• [Directive]
Starting with the first line below, extract each line through the one that contains "east)$) ++(0,6.5) -- ++(0,41.5);", inclusive, excluding pictures.

• [Data shown]
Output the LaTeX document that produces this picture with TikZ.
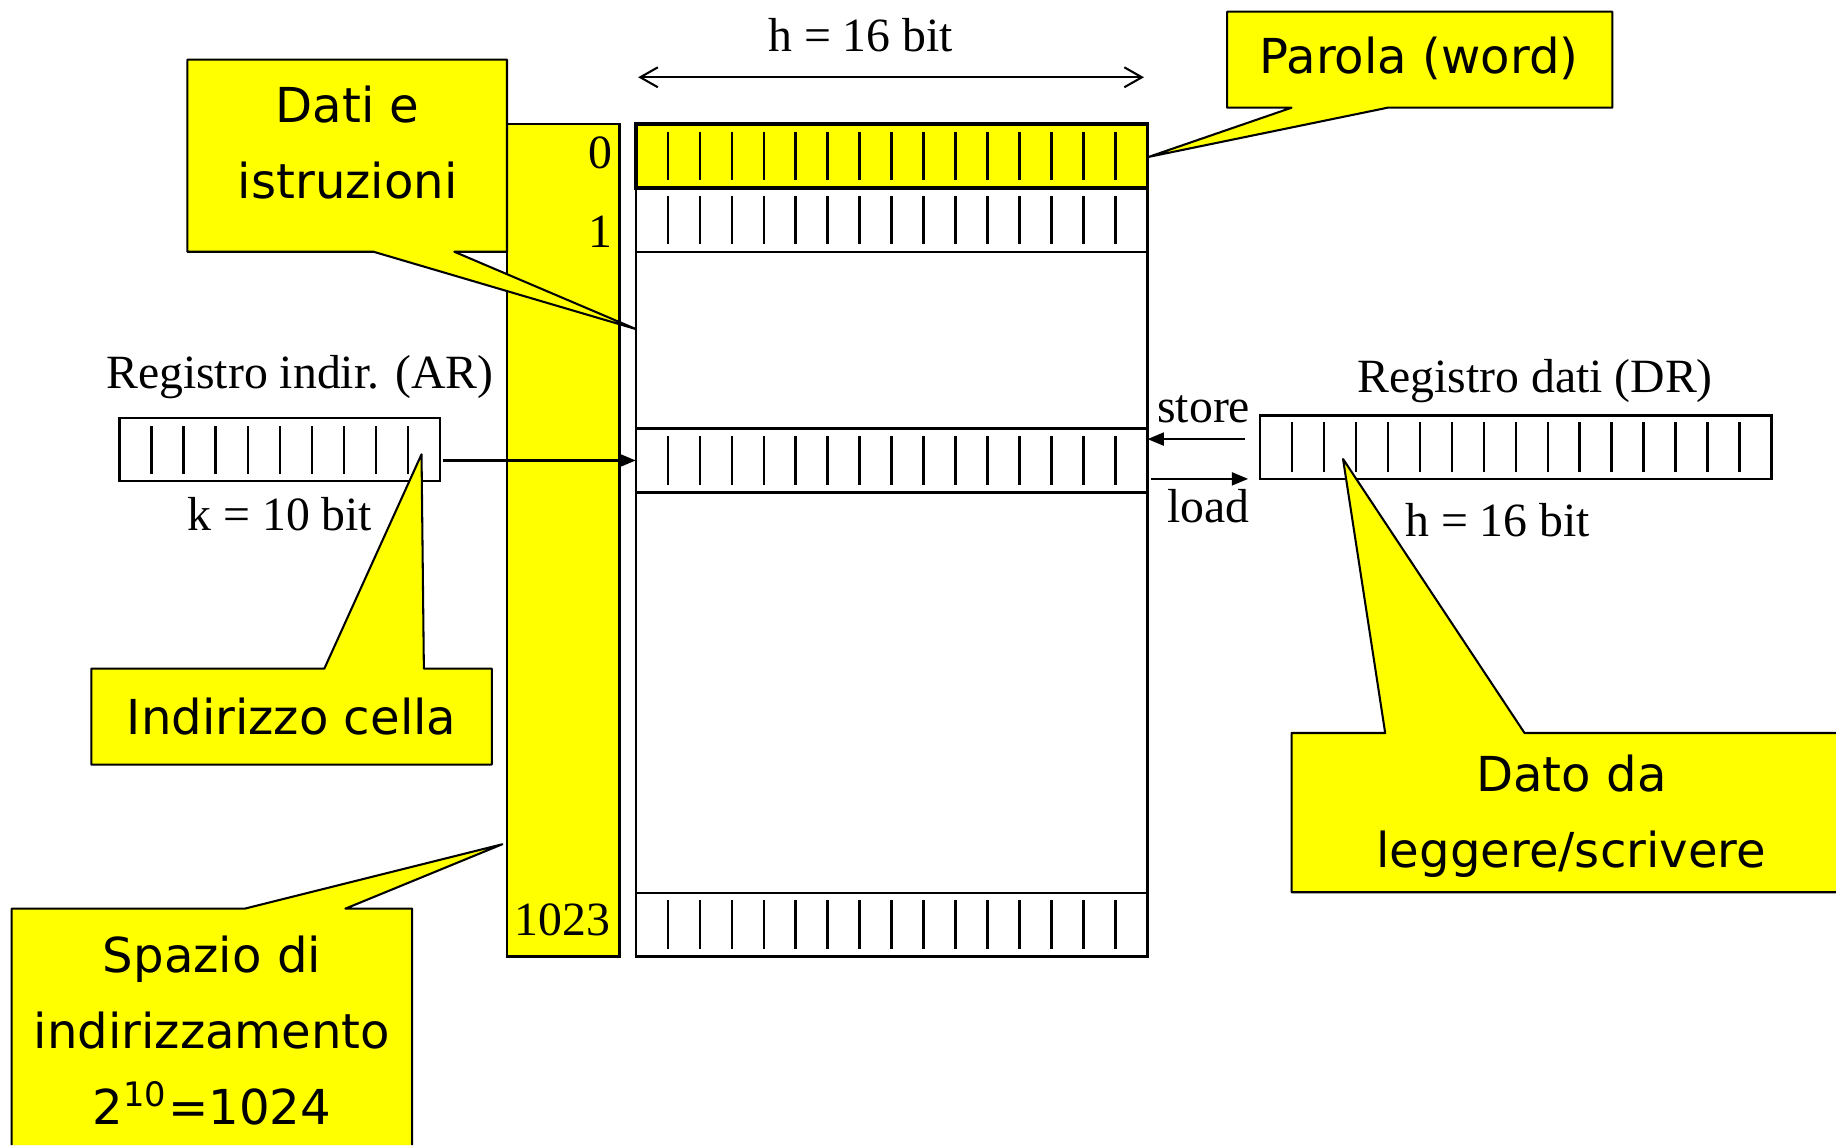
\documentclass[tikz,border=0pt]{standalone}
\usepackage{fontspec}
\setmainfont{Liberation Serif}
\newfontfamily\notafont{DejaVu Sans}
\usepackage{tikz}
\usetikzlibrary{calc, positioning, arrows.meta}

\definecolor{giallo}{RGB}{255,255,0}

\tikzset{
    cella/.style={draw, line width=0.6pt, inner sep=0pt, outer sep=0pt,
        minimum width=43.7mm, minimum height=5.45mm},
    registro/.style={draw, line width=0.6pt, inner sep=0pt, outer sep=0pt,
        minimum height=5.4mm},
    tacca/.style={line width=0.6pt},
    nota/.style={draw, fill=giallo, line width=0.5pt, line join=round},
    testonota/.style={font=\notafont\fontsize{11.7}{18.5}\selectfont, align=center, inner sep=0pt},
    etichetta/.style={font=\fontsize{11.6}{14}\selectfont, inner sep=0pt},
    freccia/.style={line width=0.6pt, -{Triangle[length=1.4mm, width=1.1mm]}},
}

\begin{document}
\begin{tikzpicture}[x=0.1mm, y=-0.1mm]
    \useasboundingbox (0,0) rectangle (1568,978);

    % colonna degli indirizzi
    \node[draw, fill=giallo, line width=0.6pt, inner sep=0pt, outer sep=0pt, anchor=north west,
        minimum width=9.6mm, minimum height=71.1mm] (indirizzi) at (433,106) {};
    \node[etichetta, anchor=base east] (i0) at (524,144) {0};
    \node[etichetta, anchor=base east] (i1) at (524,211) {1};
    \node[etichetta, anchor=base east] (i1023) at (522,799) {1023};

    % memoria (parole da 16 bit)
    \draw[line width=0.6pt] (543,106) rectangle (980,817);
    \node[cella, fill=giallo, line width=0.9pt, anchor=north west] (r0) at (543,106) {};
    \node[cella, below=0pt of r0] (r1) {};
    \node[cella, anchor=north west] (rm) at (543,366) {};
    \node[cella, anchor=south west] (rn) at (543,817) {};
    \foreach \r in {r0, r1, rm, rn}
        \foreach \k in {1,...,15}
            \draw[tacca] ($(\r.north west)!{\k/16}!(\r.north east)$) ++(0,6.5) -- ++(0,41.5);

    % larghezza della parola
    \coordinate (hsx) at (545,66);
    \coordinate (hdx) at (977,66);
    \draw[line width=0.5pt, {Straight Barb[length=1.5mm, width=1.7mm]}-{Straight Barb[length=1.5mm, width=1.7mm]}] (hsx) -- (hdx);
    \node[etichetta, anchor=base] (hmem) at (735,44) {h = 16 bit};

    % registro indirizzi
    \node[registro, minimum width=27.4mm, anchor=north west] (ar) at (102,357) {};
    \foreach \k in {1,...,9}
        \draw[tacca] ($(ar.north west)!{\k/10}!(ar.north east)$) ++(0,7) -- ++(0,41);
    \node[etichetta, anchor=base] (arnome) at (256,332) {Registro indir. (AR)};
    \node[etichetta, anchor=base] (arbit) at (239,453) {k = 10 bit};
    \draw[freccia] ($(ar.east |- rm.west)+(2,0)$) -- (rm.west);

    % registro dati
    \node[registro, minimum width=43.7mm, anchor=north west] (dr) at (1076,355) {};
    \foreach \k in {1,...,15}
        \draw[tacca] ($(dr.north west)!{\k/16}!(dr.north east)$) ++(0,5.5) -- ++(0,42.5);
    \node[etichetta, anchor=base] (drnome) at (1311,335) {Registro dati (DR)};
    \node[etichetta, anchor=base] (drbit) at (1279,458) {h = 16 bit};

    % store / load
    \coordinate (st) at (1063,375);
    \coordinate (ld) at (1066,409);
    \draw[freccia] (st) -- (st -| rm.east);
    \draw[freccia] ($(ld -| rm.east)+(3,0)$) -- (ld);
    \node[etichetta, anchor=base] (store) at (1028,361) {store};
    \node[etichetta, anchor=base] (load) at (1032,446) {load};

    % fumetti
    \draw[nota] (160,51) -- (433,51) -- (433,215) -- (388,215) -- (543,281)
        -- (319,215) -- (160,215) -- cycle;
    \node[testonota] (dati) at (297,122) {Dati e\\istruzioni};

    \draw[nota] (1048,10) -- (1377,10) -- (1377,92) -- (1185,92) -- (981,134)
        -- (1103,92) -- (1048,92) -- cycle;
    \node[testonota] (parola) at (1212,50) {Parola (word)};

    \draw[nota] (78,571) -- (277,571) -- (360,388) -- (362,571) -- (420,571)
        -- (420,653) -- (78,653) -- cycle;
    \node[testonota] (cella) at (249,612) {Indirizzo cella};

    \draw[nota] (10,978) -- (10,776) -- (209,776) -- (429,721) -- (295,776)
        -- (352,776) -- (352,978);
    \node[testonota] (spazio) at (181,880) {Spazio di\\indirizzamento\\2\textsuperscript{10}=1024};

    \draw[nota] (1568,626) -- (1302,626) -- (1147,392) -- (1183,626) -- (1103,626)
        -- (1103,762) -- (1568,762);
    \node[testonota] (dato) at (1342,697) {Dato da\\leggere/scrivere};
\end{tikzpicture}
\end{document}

• [Task answer]
Output the LaTeX document that produces this picture with TikZ.
\documentclass[tikz,border=0pt]{standalone}
\usepackage{fontspec}
\setmainfont{Liberation Serif}
\newfontfamily\notafont{DejaVu Sans}
\usepackage{tikz}
\usetikzlibrary{calc, positioning, arrows.meta}

\definecolor{giallo}{RGB}{255,255,0}

\tikzset{
    cella/.style={draw, line width=0.6pt, inner sep=0pt, outer sep=0pt,
        minimum width=43.7mm, minimum height=5.45mm},
    registro/.style={draw, line width=0.6pt, inner sep=0pt, outer sep=0pt,
        minimum height=5.4mm},
    tacca/.style={line width=0.6pt},
    nota/.style={draw, fill=giallo, line width=0.5pt, line join=round},
    testonota/.style={font=\notafont\fontsize{11.7}{18.5}\selectfont, align=center, inner sep=0pt},
    etichetta/.style={font=\fontsize{11.6}{14}\selectfont, inner sep=0pt},
    freccia/.style={line width=0.6pt, -{Triangle[length=1.4mm, width=1.1mm]}},
}

\begin{document}
\begin{tikzpicture}[x=0.1mm, y=-0.1mm]
    \useasboundingbox (0,0) rectangle (1568,978);

    % colonna degli indirizzi
    \node[draw, fill=giallo, line width=0.6pt, inner sep=0pt, outer sep=0pt, anchor=north west,
        minimum width=9.6mm, minimum height=71.1mm] (indirizzi) at (433,106) {};
    \node[etichetta, anchor=base east] (i0) at (524,144) {0};
    \node[etichetta, anchor=base east] (i1) at (524,211) {1};
    \node[etichetta, anchor=base east] (i1023) at (522,799) {1023};

    % memoria (parole da 16 bit)
    \draw[line width=0.6pt] (543,106) rectangle (980,817);
    \node[cella, fill=giallo, line width=0.9pt, anchor=north west] (r0) at (543,106) {};
    \node[cella, below=0pt of r0] (r1) {};
    \node[cella, anchor=north west] (rm) at (543,366) {};
    \node[cella, anchor=south west] (rn) at (543,817) {};
    \foreach \r in {r0, r1, rm, rn}
        \foreach \k in {1,...,15}
            \draw[tacca] ($(\r.north west)!{\k/16}!(\r.north east)$) ++(0,6.5) -- ++(0,41.5);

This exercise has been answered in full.